Ch'ên Pêng-nien 陳鵬年 (T. 北溟 and 滄洲) Jan. 10, 1664-1723, Feb. 9, official, was a native of Hsiang-t'an, Hunan. In his youth his family retired to the mountains to avoid disturbances following the revolt of Wu San-kuei [q.v.]. There he engaged in the study of the classics. When the family returned to Hsiang-t'an he took the examinations, finally receiving his chin-shih degree in Peking in 1691. Five years later he was appointed magistrate of Hsi-an, Chekiang, and then of Shan-yang, Kiangsu.
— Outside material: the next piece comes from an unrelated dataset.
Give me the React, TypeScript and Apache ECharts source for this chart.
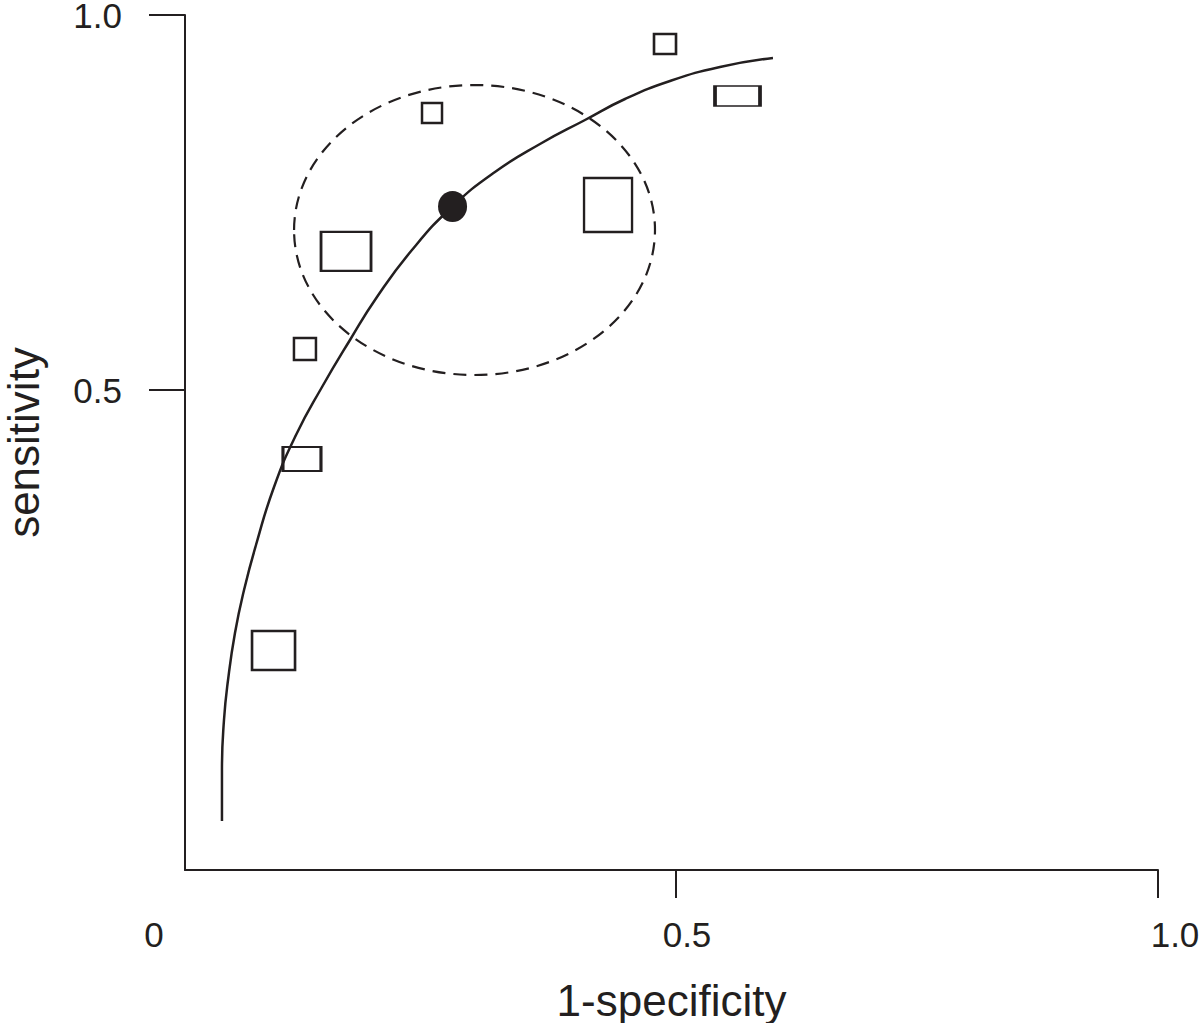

He achieved a reputation as a. model official with the appellation "Ch'ên Ch'ing-t'ien" 陳青天 (Ch'ên of the Clear Sky) because of his  honesty, frugality, and good sense. When he was prefect of Nanking (1703-05) his superior, Ašan (阿山, d. 1714) governor-general of Kiangsu, motivated by jealousy, falsely accused him of bribery in connection with revenue and taxation, and of impropriety in establishing lecture-halls on sites that had previously been utilized for houses of prostitution. Although sentenced to die, he was granted imperial pardon. Convinced of his innocence, the emperor summoned him to Peking where he was placed on the commission to edit the anthology of Sung, Chin, Yüan, and Ming poetry, 四朝詩 Ssŭ-ch'ao shih, which was printed in 1709 in 312 chüan.
In 1708 he was appointed prefect of Soochow and in the following year, acting-financial commissioner of Kiangsu. Gali [q.v.], governor-general of Kiangsu, accused him in 1711 of treason for a poem, entitled 虎邱 Hu-ch'iu, which he had written concerning a hillock of that name located seven li northwest of Soochow. This accusation was likewise disallowed by the emperor who again summoned him to Peking. This time (1719-1722) he served on the editorial board that compiled the phrase dictionary, Fên-lei tzu chin (see under Ho Ch'o). Later he was ordered to assist Chang P'êng-ko [q.v.] in a survey of the Grand Canal, and in 1721 was made director-general of Yellow River Conservancy in Honan, which post he held until his death in 1723. He was canonized as K'o-ch'in 恪勤. His collected prose works, 道榮堂文集 Tao-Jung-t'ang wên-chi, in 6 chüan, and his verse, Tao jung-t'ang (詩)-chi in 10 chüan, were printed, together with his nien-p'u, in 1762. An edition of his collected works, entitled Ch'ên K'o-ch'in chi, in 39 chüan, is listed in the Imperial Catalogue (see under Chi Yün). A treatise on public administration, 歷仕政略 Li shih chêng lüeh, in 1 chüan, and rules and regulations for river conservancy, 河工條約 Ho-kung t'iao-yüeh, also in 1 chüan, were both written shortly before his death.
[ 1/283/6b; 3/164/la; 23/16/la; 湖南文徵 Hunan wên-chêng 32/1, 61/59; Ssŭ-k'u (see under Chi Yün) 184/2b; Hsiang-t'an-hsien chih (1889) chüan 8, sec. 4/81a.)